▸ What to produce:
Make an exact transcription of the material, leaving out all images.

>> START Recorded data

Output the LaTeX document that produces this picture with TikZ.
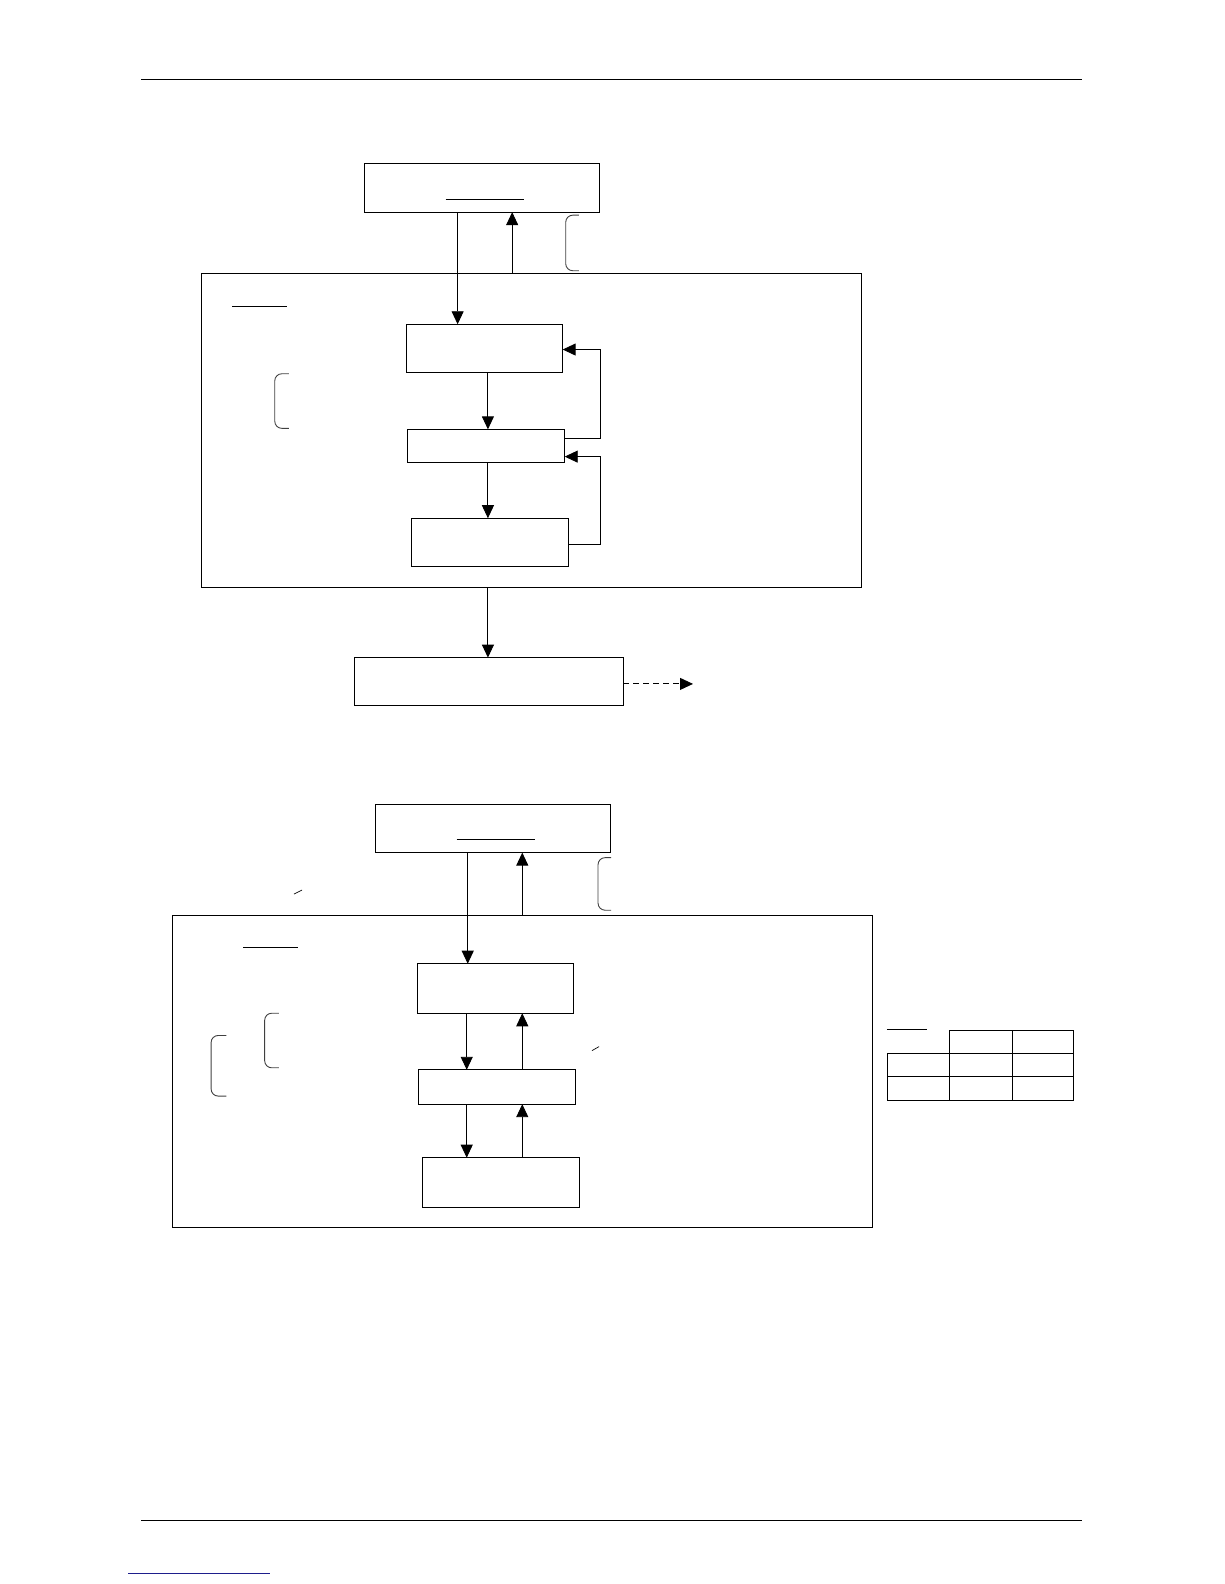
\documentclass[tikz,border=0pt]{standalone}
\usetikzlibrary{arrows.meta}
\begin{document}
\begin{tikzpicture}[x=1.0099pt,y=-1.0099pt,
  bx/.style 2 args={draw,line width=1pt,inner sep=0pt,outer sep=0pt,minimum width=#1*1.0099pt,minimum height=#2*1.0099pt},
  arr/.style={line width=0.9pt,-{Triangle[length=13pt,width=12pt]}},
  ln/.style={line width=0.9pt},
  brk/.style={line width=0.9pt,draw=black!75,rounded corners=7pt},
  rule/.style={line width=1.3pt}]
\useasboundingbox (0,0) rectangle (1212,1568);
% header / footer
\draw[rule] (140,79) -- (1071,79);
\draw[rule] (140,1505) -- (1071,1505);
\draw[line width=1pt,draw={rgb,255:red,30;green,30;blue,140}] (127,1558) -- (267,1558);

% ---------- top diagram ----------
\node[bx={654}{311}] (O1) at (526,426.5) {};
\node[bx={232}{48}] (A) at (477,186) {};
\node[bx={155}{48}] (B) at (479.5,345) {};
\node[bx={156}{33}] (C) at (481,441.5) {};
\node[bx={156}{48}] (D) at (485,537) {};
\node[bx={266}{47}] (E) at (484,674.5) {};
\draw[ln] (441,197) -- (519,197);
\draw[ln] (230,303) -- (284,303);
\coordinate (xa) at (453,0);
\coordinate (xb) at (507,0);
\coordinate (xc) at (483,0);
\coordinate (xr) at (594,0);
\draw[arr] (xa |- A.south) -- (xa |- B.north);
\draw[arr] (xb |- O1.north) -- (xb |- A.south);
\draw[arr] (xc |- B.south) -- (xc |- C.north);
\draw[arr] (xc |- C.south) -- (xc |- D.north);
\draw[arr] (xc |- O1.south) -- (xc |- E.north);
\coordinate (c1) at (0,434);
\coordinate (b1) at (0,346);
\coordinate (d1) at (0,539);
\coordinate (c2) at (0,452);
\draw[arr] (C.east |- c1) -- (xr |- c1) -- (xr |- b1) -- (B.east |- b1);
\draw[arr] (D.east |- d1) -- (xr |- d1) -- (xr |- c2) -- (C.east |- c2);
\coordinate (eo) at (686,677);
\draw[arr,dashed,dash pattern=on 6pt off 4pt] (E.east |- eo) -- (eo);
\draw[brk] (573,213) -- (560,213) -- (560,268) -- (573,268);
\draw[brk] (286,370) -- (272,370) -- (272,424) -- (286,424);

% ---------- bottom diagram ----------
\node[bx={693}{309}] (O2) at (517.5,1060.5) {};
\node[bx={232}{48}] (F) at (488,820) {};
\node[bx={155}{49}] (G) at (490.5,978.5) {};
\node[bx={156}{34}] (H) at (492,1076) {};
\node[bx={156}{49}] (I) at (496,1170.5) {};
\draw[line width=1.8pt] (452,831) -- (530,831);
\draw[ln] (241,938) -- (295,938);
\coordinate (xd) at (463,0);
\coordinate (xe) at (517,0);
\coordinate (xf) at (462,0);
\draw[arr] (xd |- F.south) -- (xd |- G.north);
\draw[arr] (xe |- O2.north) -- (xe |- F.south);
\draw[arr] (xf |- G.south) -- (xf |- H.north);
\draw[arr] (xe |- H.north) -- (xe |- G.south);
\draw[arr] (xf |- H.south) -- (xf |- I.north);
\draw[arr] (xe |- I.north) -- (xe |- H.south);
\draw[brk] (605,849) -- (592,849) -- (592,901) -- (605,901);
\draw[brk] (276,1003) -- (262,1003) -- (262,1057) -- (276,1057);
\draw[brk] (224,1025) -- (209,1025) -- (209,1085) -- (224,1085);
\draw[line width=0.7pt] (291,885) -- (299,881);
\draw[line width=0.7pt] (586,1040) -- (593,1036);

% table
\draw[ln] (878,1019) -- (918,1019);
\draw[ln] (940,1020) rectangle (1063,1089);
\draw[ln] (878,1043) rectangle (1063,1089);
\draw[ln] (878,1066) -- (1063,1066);
\draw[ln] (1002,1020) -- (1002,1089);
\end{tikzpicture}
\end{document}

>> END Recorded data

▸ Answer for the task:
Output the LaTeX document that produces this picture with TikZ.
\documentclass[tikz,border=0pt]{standalone}
\usetikzlibrary{arrows.meta}
\begin{document}
\begin{tikzpicture}[x=1.0099pt,y=-1.0099pt,
  bx/.style 2 args={draw,line width=1pt,inner sep=0pt,outer sep=0pt,minimum width=#1*1.0099pt,minimum height=#2*1.0099pt},
  arr/.style={line width=0.9pt,-{Triangle[length=13pt,width=12pt]}},
  ln/.style={line width=0.9pt},
  brk/.style={line width=0.9pt,draw=black!75,rounded corners=7pt},
  rule/.style={line width=1.3pt}]
\useasboundingbox (0,0) rectangle (1212,1568);
% header / footer
\draw[rule] (140,79) -- (1071,79);
\draw[rule] (140,1505) -- (1071,1505);
\draw[line width=1pt,draw={rgb,255:red,30;green,30;blue,140}] (127,1558) -- (267,1558);

% ---------- top diagram ----------
\node[bx={654}{311}] (O1) at (526,426.5) {};
\node[bx={232}{48}] (A) at (477,186) {};
\node[bx={155}{48}] (B) at (479.5,345) {};
\node[bx={156}{33}] (C) at (481,441.5) {};
\node[bx={156}{48}] (D) at (485,537) {};
\node[bx={266}{47}] (E) at (484,674.5) {};
\draw[ln] (441,197) -- (519,197);
\draw[ln] (230,303) -- (284,303);
\coordinate (xa) at (453,0);
\coordinate (xb) at (507,0);
\coordinate (xc) at (483,0);
\coordinate (xr) at (594,0);
\draw[arr] (xa |- A.south) -- (xa |- B.north);
\draw[arr] (xb |- O1.north) -- (xb |- A.south);
\draw[arr] (xc |- B.south) -- (xc |- C.north);
\draw[arr] (xc |- C.south) -- (xc |- D.north);
\draw[arr] (xc |- O1.south) -- (xc |- E.north);
\coordinate (c1) at (0,434);
\coordinate (b1) at (0,346);
\coordinate (d1) at (0,539);
\coordinate (c2) at (0,452);
\draw[arr] (C.east |- c1) -- (xr |- c1) -- (xr |- b1) -- (B.east |- b1);
\draw[arr] (D.east |- d1) -- (xr |- d1) -- (xr |- c2) -- (C.east |- c2);
\coordinate (eo) at (686,677);
\draw[arr,dashed,dash pattern=on 6pt off 4pt] (E.east |- eo) -- (eo);
\draw[brk] (573,213) -- (560,213) -- (560,268) -- (573,268);
\draw[brk] (286,370) -- (272,370) -- (272,424) -- (286,424);

% ---------- bottom diagram ----------
\node[bx={693}{309}] (O2) at (517.5,1060.5) {};
\node[bx={232}{48}] (F) at (488,820) {};
\node[bx={155}{49}] (G) at (490.5,978.5) {};
\node[bx={156}{34}] (H) at (492,1076) {};
\node[bx={156}{49}] (I) at (496,1170.5) {};
\draw[line width=1.8pt] (452,831) -- (530,831);
\draw[ln] (241,938) -- (295,938);
\coordinate (xd) at (463,0);
\coordinate (xe) at (517,0);
\coordinate (xf) at (462,0);
\draw[arr] (xd |- F.south) -- (xd |- G.north);
\draw[arr] (xe |- O2.north) -- (xe |- F.south);
\draw[arr] (xf |- G.south) -- (xf |- H.north);
\draw[arr] (xe |- H.north) -- (xe |- G.south);
\draw[arr] (xf |- H.south) -- (xf |- I.north);
\draw[arr] (xe |- I.north) -- (xe |- H.south);
\draw[brk] (605,849) -- (592,849) -- (592,901) -- (605,901);
\draw[brk] (276,1003) -- (262,1003) -- (262,1057) -- (276,1057);
\draw[brk] (224,1025) -- (209,1025) -- (209,1085) -- (224,1085);
\draw[line width=0.7pt] (291,885) -- (299,881);
\draw[line width=0.7pt] (586,1040) -- (593,1036);

% table
\draw[ln] (878,1019) -- (918,1019);
\draw[ln] (940,1020) rectangle (1063,1089);
\draw[ln] (878,1043) rectangle (1063,1089);
\draw[ln] (878,1066) -- (1063,1066);
\draw[ln] (1002,1020) -- (1002,1089);
\end{tikzpicture}
\end{document}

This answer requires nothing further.